Mythical Unit Test Coverage: IEEE Software May/June 2018: 網羅率の謎

各企業でどれだけ網羅しているかという情報は長らく学会では発表されなかった。なぜなら各企業がその情報を開示するのを嫌がっていたし、論文にすることが難しかったので(あまり大学教授の業績にならない。残念ながら大学教授の業績とソフトウェア品質業界の欲するところはイコールではない)。2000年代はまったくそういう論文が出てこなかった(私の知る限りBoris Beizer(ソフトウェア業界の巨匠)がカンファレンスで、「やっぱ80%は必要だよね!」と話していただけ)。

Googleが少しずつ自分たちの活動をオープンにしてくれたおかげで、Google内での品質活動から世の中こんだけ網羅すればだいじょうぶなんじゃないでしょうか!感がわかってきた。2010年代の初頭に出たGoogleでの網羅率データは個人的には素晴らしいことだと思ったのを覚えている。

この論文はその上をいくもので、網羅率があがることがバグ密度の減少にどう貢献するか論じている。今後CI/CDが主流になっていけば、どのくらい上流で網羅すべきかというのはかならず話の中にでてくる、その議論の根幹となる論文なのかもしれない。2018年の素晴らしい論文でした!
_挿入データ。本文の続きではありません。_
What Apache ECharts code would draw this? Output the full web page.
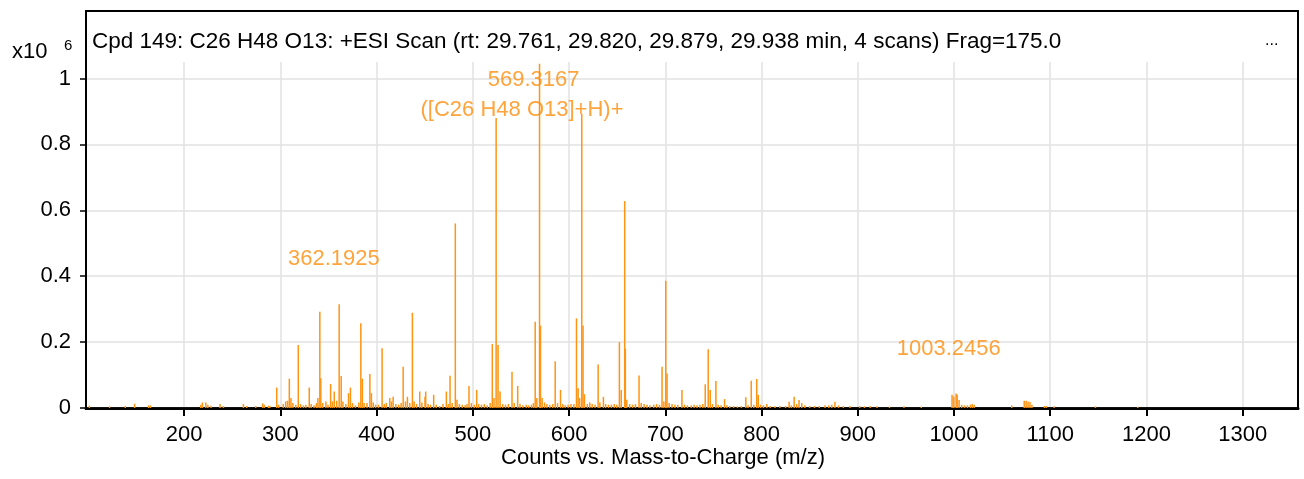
<!DOCTYPE html>
<html>
<head>
<meta charset="utf-8">
<script src="https://cdn.jsdelivr.net/npm/echarts@6/dist/echarts.min.js"></script>
<style>
html,body{margin:0;padding:0;background:#fff;}
#chart{width:1304px;height:479px;}
</style>
</head>
<body>
<div id="chart"></div>
<script>
// m/z positions of the peaks
var mz = [
  101.5,122.5,138.8,148.5,163,165,
  217.3,219,222.5,224.6,228,237.3,240.8,261.6,265,274.4,281.6,283.3,287.6,289,296.2,298.2,
  303,305.5,307.5,309.3,311,313,316,318.6,321,324,326.5,330,332,335,337.5,339,341,342,344,347.3,349.5,
  352.2,354,356,358.5,361.1,363.2,365,368,370.8,372.8,375,378,381.5,383.6,385.2,387,390,393,394.6,396.5,399,
  402,405.7,408,410,413.7,415.5,417.2,420,423,425.5,427.6,430,432,434.5,437.2,439,441.5,444.8,447,450.3,451,
  453.5,456,459.3,462,465.5,469,472.5,474.5,476.3,478.5,481.8,483.5,486,489,492,494,496,498.5,
  501.5,504,506,509,512,515,518,520.2,522,524.2,526.2,528.3,531,534,537,540.7,543,546.6,549,552,555.5,558,
  561,563,564.8,566.5,569.3,570.3,572,574.5,577,580,583,585.6,588,591.1,593.5,596,599,
  602,605,607.7,609.4,611,613.2,614.5,616,619,621.5,624,627,630.2,632,635.7,638,641,644,647,649.5,652.3,654.2,
  657.8,658.5,660,663,666,669,672.7,675,678,681,684,688,691,694,696.6,698.5,700.5,701.8,704,707,
  710,713,717.3,720,723,727,730,733,736,739,741.5,744.6,746.7,749,752.6,755,758,761.6,764,767,771,775,779,
  783.7,786,789.3,792,795,796.6,799,
  802,805.5,809,814,819,825,828.7,831,833.9,836.5,839,841.8,845,850,855,860,866,870,873,876.3,880,885,892,
  902,907,913,920,933,948,966,
  998,999.8,1002.2,1003.3,1005.3,1008,1011,1014,1017,1019,1021,1060,1073,1075,1077,1079,1081,1094,1096,
  1104,1147,1191
];
// counts (x10^6)
var counts = [
  0.007,0.005,0.006,0.013,0.008,0.008,
  0.01,0.017,0.017,0.01,0.007,0.012,0.006,0.012,0.006,0.006,0.014,0.01,0.007,0.007,0.062,0.01,
  0.012,0.02,0.022,0.089,0.03,0.015,0.01,0.191,0.012,0.008,0.01,0.062,0.012,0.008,0.015,0.03,0.292,0.09,0.015,0.02,0.01,
  0.073,0.02,0.05,0.022,0.315,0.097,0.02,0.012,0.045,0.062,0.015,0.008,0.017,0.257,0.089,0.015,0.015,0.103,0.045,0.017,0.01,
  0.01,0.181,0.012,0.015,0.03,0.02,0.034,0.012,0.01,0.015,0.125,0.02,0.034,0.015,0.289,0.02,0.012,0.05,0.017,0.034,0.05,
  0.012,0.01,0.04,0.01,0.006,0.012,0.05,0.012,0.098,0.015,0.56,0.025,0.012,0.01,0.008,0.012,0.067,0.015,
  0.01,0.055,0.012,0.01,0.012,0.008,0.015,0.194,0.03,0.88,0.191,0.05,0.012,0.01,0.012,0.11,0.015,0.067,0.012,0.008,0.01,0.008,
  0.01,0.015,0.262,0.03,1.045,0.25,0.03,0.017,0.012,0.01,0.012,0.142,0.015,0.055,0.012,0.008,0.01,
  0.012,0.012,0.272,0.06,0.03,0.893,0.25,0.042,0.012,0.017,0.012,0.01,0.132,0.017,0.034,0.012,0.01,0.01,0.012,0.01,0.2,0.055,
  0.628,0.18,0.025,0.012,0.01,0.012,0.099,0.015,0.012,0.01,0.008,0.01,0.012,0.01,0.125,0.02,0.386,0.105,0.015,0.012,
  0.01,0.01,0.055,0.01,0.008,0.008,0.01,0.008,0.01,0.012,0.072,0.178,0.055,0.012,0.082,0.01,0.008,0.027,0.008,0.006,0.006,0.005,0.006,
  0.033,0.008,0.083,0.01,0.088,0.04,0.01,
  0.008,0.012,0.006,0.005,0.006,0.006,0.019,0.008,0.034,0.012,0.024,0.015,0.008,0.006,0.006,0.006,0.008,0.008,0.01,0.019,0.008,0.006,0.006,
  0.006,0.005,0.006,0.005,0.004,0.005,0.004,
  0.04,0.035,0.044,0.04,0.024,0.01,0.008,0.008,0.01,0.012,0.01,0.008,0.022,0.022,0.02,0.018,0.01,0.006,0.006,
  0.005,0.005,0.004
];
var xTicks = [200,300,400,500,600,700,800,900,1000,1100,1200,1300];
var yTicks = [0,0.2,0.4,0.6,0.8,1];

// peak annotations
var annoX = [563.1, 551.1, 355.6, 994.6];
var annoY = [0.997, 0.906, 0.4515, 0.18];
var annoText = ['569.3167', '([C26 H48 O13]+H)+', '362.1925', '1003.2456'];

var orange = '#ff8c0a';
var fontFam = '"Liberation Sans", Arial, Helvetica, sans-serif';

var peaks = [];
for (var i = 0; i < mz.length; i++) {
  peaks.push([mz[i], counts[i]]);
}
var annos = [];
for (var j = 0; j < annoX.length; j++) {
  annos.push({value: [annoX[j], annoY[j]], name: annoText[j]});
}

var myChart = echarts.init(document.getElementById('chart'));
var option = {
  animation: false,
  backgroundColor: '#fff',
  textStyle: {fontFamily: fontFam},
  grid: {left: 86, right: 6, top: 62, bottom: 71},
  xAxis: {
    type: 'value',
    min: 98,
    max: 1357.5,
    axisLine: {show: true, lineStyle: {color: '#111', width: 3}},
    axisTick: {show: true, length: 8, customValues: xTicks, lineStyle: {color: '#000', width: 2}},
    axisLabel: {
      customValues: xTicks, color: '#000', fontSize: 22, margin: 16, fontFamily: fontFam,
      formatter: function (v) { return String(v); }
    },
    splitLine: {show: true, lineStyle: {color: '#e2e2e2', width: 1.5}}
  },
  yAxis: {
    type: 'value',
    min: 0,
    max: 1.05,
    axisLine: {show: true, lineStyle: {color: '#000', width: 2}},
    axisTick: {show: true, length: 6, customValues: yTicks, lineStyle: {color: '#000', width: 1.5}},
    axisLabel: {customValues: yTicks, color: '#000', fontSize: 22, margin: 15, fontFamily: fontFam},
    splitLine: {show: true, lineStyle: {color: '#e2e2e2', width: 1.5}}
  },
  series: [{
    name: 'spectrum',
    type: 'bar',
    data: peaks,
    barWidth: 1.5,
    itemStyle: {color: '#ff9412', opacity: 1}
  }, {
    name: 'labels',
    type: 'scatter',
    data: annos,
    symbolSize: 0,
    silent: true,
    label: {
      show: true,
      position: 'inside',
      formatter: function (p) { return p.name; },
      color: orange,
      fontSize: 22,
      fontFamily: fontFam
    }
  }],
  graphic: [
    {type: 'rect', shape: {x: 86, y: 11, width: 1212, height: 398},
     style: {fill: 'none', stroke: '#000', lineWidth: 2}, silent: true, z: 100},
    {type: 'text', left: 92, top: 30,
     style: {text: 'Cpd 149: C26 H48 O13: +ESI Scan (rt: 29.761, 29.820, 29.879, 29.938 min, 4 scans) Frag=175.0',
             fill: '#000', font: '22.5px ' + fontFam}},
    {type: 'text', left: 1265, top: 33,
     style: {text: '...', fill: '#000', font: '16px ' + fontFam}},
    {type: 'text', left: 12, top: 41,
     style: {text: 'x10', fill: '#000', font: '22px ' + fontFam}},
    {type: 'text', left: 64, top: 38,
     style: {text: '6', fill: '#000', font: '15px ' + fontFam}},
    {type: 'text', x: 663, y: 458,
     style: {text: 'Counts vs. Mass-to-Charge (m/z)', fill: '#000', font: '22px ' + fontFam,
             align: 'center', verticalAlign: 'middle'}}
  ]
};
myChart.setOption(option);
</script>
</body>
</html>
  • Code Coverage Best Practices, Friday, August 07, 2020
  • Code Coverage at Google, https://homes.cs.washington.edu/~rjust/publ/google_coverage_fse_2019.pdf

更にこの論文のよいところは、our analysis focused just on scrutinizing the relationship of test coverage and defects. However, since both coverage and defects are affected by code properties— complexity, changes, and size—we investigated their influence as well. にあるように複雑度・変更度合い・ファイルのサイズとバグの関係を論じている(ちょっと扱うテーマが広すぎるとおもうが、こういうテーマは重要なので毎年誰かが最新の状況を調べてほしい)。